Before we reach examination of the Missouri decisions construing and applying these statutes, it is necessary to determine the contention of defendant that “The question involved here is not whether an action in trespass or for conversion is local or transitory” — in short, a matter of venue — but that the question is whether an action for trespass or trover “is an appropriate action to recover the value of minerals severed from land in possession of a defendant under claim and color of title asserted in good faith.” Further emphasizing its position, defendant contends that “under the facts shown by plaintiff’s pleadings in this case a trover action could not be maintained in any court in any state.” In short, defendant states a matter of jurisdiction as distinguished from venue. Although the term “jurisdiction” has often been applied to situations involving venue, yet there is a difference. That difference has been concisely stated in Neirbo Co. et al. v. Bethlehem Ship Building Corp., 308 U.S. 165, 167, 60 S.Ct. 153, 154, 84 L.Ed. 167, 128 A.L.R. 1437, as follows: “The jurisdiction of the federal courts — their power to adjudicate — -is a grant of authority to them by Congress and thus beyond the scope of litigants to confer. But the locality of a law suit — the place where judicial authority may be exercised — ■ though defined by legislation relates to the convenience of litigants and as such is subject to their disposition. This basic difference between the court’s power and the litigant’s convenience is historic in the federal courts.”

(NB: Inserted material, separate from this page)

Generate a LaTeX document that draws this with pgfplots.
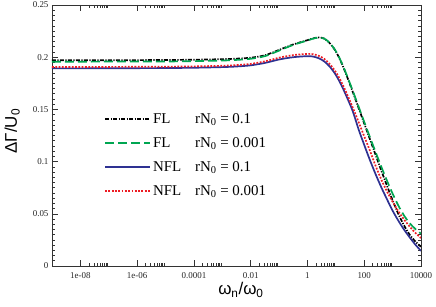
\documentclass[border=0pt]{standalone}
\usepackage{fontspec}
\setmainfont{Liberation Serif}
\newfontfamily\labelfont{Liberation Sans}
\usepackage{pgfplots}
\usepackage{pgfplotstable}
\pgfplotsset{compat=1.18}
\definecolor{cgreen}{RGB}{0,166,81}
\definecolor{cblue}{RGB}{46,49,146}
\definecolor{cred}{RGB}{237,28,36}

% columns: omega, FL rN0=0.1, FL rN0=0.001, NFL rN0=0.1, NFL rN0=0.001
\pgfplotstableread{
w        fla     flb     nfla    nflb
1e-9     0.1970  0.1957  0.1893  0.1906
1e-8     0.1970  0.1957  0.1893  0.1906
1e-7     0.1971  0.1958  0.1894  0.1907
1e-6     0.1972  0.1958  0.1895  0.1908
1e-5     0.1973  0.1959  0.1896  0.1909
1e-4     0.1976  0.1962  0.1899  0.1912
1e-3     0.1981  0.1968  0.1905  0.1918
0.003162 0.1986  0.1974  0.1911  0.1924
0.01     0.1995  0.1985  0.1922  0.1936
0.03162  0.2018  0.2010  0.1945  0.1960
0.1      0.2070  0.2063  0.1978  0.1995
0.3162   0.2122  0.2118  0.2000  0.2020
1        0.2163  0.2160  0.2010  0.2032
1.585    0.2180  0.2178  0.2006  0.2028
2.512    0.2190  0.2188  0.1990  0.2013
3.981    0.2177  0.2177  0.1958  0.1982
6.310    0.2130  0.2132  0.1905  0.1930
10       0.2055  0.2058  0.1830  0.1857
15.85    0.1945  0.1950  0.1730  0.1760
25.12    0.1810  0.1818  0.1610  0.1642
39.81    0.1665  0.1675  0.1480  0.1515
63.10    0.1515  0.1528  0.1310  0.1380
100      0.1365  0.1380  0.1160  0.1242
158.5    0.1215  0.1235  0.1015  0.1105
251.2    0.1065  0.1092  0.0880  0.0960
398.1    0.0915  0.0952  0.0755  0.0830
631.0    0.0770  0.0818  0.0640  0.0715
1000     0.0630  0.0693  0.0530  0.0615
1585     0.0500  0.0580  0.0435  0.0525
2512     0.0390  0.0485  0.0350  0.0447
3981     0.0300  0.0410  0.0275  0.0378
6310     0.0235  0.0355  0.0205  0.0318
10000    0.0185  0.0310  0.0145  0.0268
}\datatable

\begin{document}
\begin{tikzpicture}
\begin{axis}[
  at={(0,0)}, anchor=south west,
  scale only axis, width=369bp, height=261bp,
  xmode=log, xmin=1e-9, xmax=1e4, ymin=0, ymax=0.25,
  xtick={1e-8,1e-6,1e-4,1e-2,1,1e2,1e4},
  xticklabels={1e-08,1e-06,0.0001,0.01,1,100,10000},
  minor xtick={2e-8,3e-8,4e-8,5e-8,6e-8,7e-8,8e-8,9e-8,
               2e-6,3e-6,4e-6,5e-6,6e-6,7e-6,8e-6,9e-6,
               2e-4,3e-4,4e-4,5e-4,6e-4,7e-4,8e-4,9e-4,
               2e-2,3e-2,4e-2,5e-2,6e-2,7e-2,8e-2,9e-2,
               2,3,4,5,6,7,8,9,
               200,300,400,500,600,700,800,900},
  ytick={0,0.05,0.1,0.15,0.2,0.25},
  yticklabels={0,0.05,0.1,0.15,0.2,0.25},
  minor y tick num=9,
  tick align=inside,
  major tick length=6bp, minor tick length=3.5bp,
  axis line style={line width=0.8bp, black!80},
  every tick/.style={line width=0.6bp, black!80},
  ticklabel style={font=\fontsize{9}{10}\selectfont, text=black!85},
  xticklabel style={yshift=-3bp},
  xlabel={\labelfont ω\textsubscript{n}/ω\textsubscript{0}},
  xlabel style={at={(axis description cs:0.512,-0.092)}, anchor=center, font=\fontsize{17}{19}\selectfont},
  ylabel={\labelfont ΔΓ/U\textsubscript{0}},
  ylabel style={at={(axis description cs:-0.108,0.517)}, anchor=center, font=\fontsize{17}{19}\selectfont},
  legend style={draw=none, fill=none, at={(axis description cs:0.133,0.6)}, anchor=north west,
    font=\fontsize{15}{17}\selectfont, row sep=8.5bp, legend cell align=left},
  legend image code/.code={\draw[#1, line width=1.8bp] (0bp,0bp) -- (45bp,0bp);},
]
\addplot[black, line width=1.7bp, smooth, dash pattern=on 4bp off 1.4bp on 1.2bp off 1.4bp] table[x=w, y=fla] {\datatable};
\addlegendentry{\makebox[42bp][l]{FL}rN\textsubscript{0} = 0.1}
\addplot[cgreen, line width=1.7bp, smooth, dash pattern=on 9bp off 4bp] table[x=w, y=flb] {\datatable};
\addlegendentry{\makebox[42bp][l]{FL}rN\textsubscript{0} = 0.001}
\addplot[cblue, line width=1.7bp, smooth] table[x=w, y=nfla] {\datatable};
\addlegendentry{\makebox[42bp][l]{NFL}rN\textsubscript{0} = 0.1}
\addplot[cred, line width=1.7bp, smooth, dash pattern=on 1.8bp off 1.5bp] table[x=w, y=nflb] {\datatable};
\addlegendentry{\makebox[42bp][l]{NFL}rN\textsubscript{0} = 0.001}
\end{axis}
\pgfresetboundingbox
\path (-52bp,-41bp) rectangle (384bp,266bp);
\end{tikzpicture}
\end{document}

Also see Industrial Addition Association v. Commissioner of Internal Revenue, 323 U.S. 310, 313, 65 S.Ct. 289, 89 L.Ed. 260. Measured by this standard, the matter here is one of jurisdiction as distinguished from venue. It is the power of the court to adjudicate rather than the particular court which shall exercise power.
These statutes are solely venue requirements, The courts of Missouri have never construed them to be otherwise. It is true that those courts have held that the distinction between local and transitory actions has been abolished except as' stated in these and other statutes not here pertinent. Ingram v. Great Lakes Pipe Line Co., Mo.App., 153 S.W.2d 547, 550, and cases cited there. However, that has no relevancy to the matter of power to adjudicate determined in the Yoakum case.
We think that case is the only one announcing the rule in Missouri upon the issue here and that, upon such authority, the order of dismissal for want of jurisdiction must be and is
Affirmed.
In a motion to dismiss, defendant pleaded the pendency of a suit (at the time this action was filed) in the Texas State Court for Clay County presenting the same issues. The motion alleged further that the Texas court had power to adjudicate the disputed titles and prayed abatement of this action until final disposition of the Texas suit in case the Court found it had jurisdiction in this action. For practical reasons, we have held this appeal awaiting the outcome of the Texas litigation. That suit has resulted in a judgment affirmed for defendant Shell Oil Company in the Texas Supreme Court, 146 Tex. 467, 208 S.W.2d 863 and certiorari to the Supreme Court of the United States has been denied, 335 U.S. 884, 69 S.Ct. 233.
An amendment to the motion was filed which is not material to the issues here.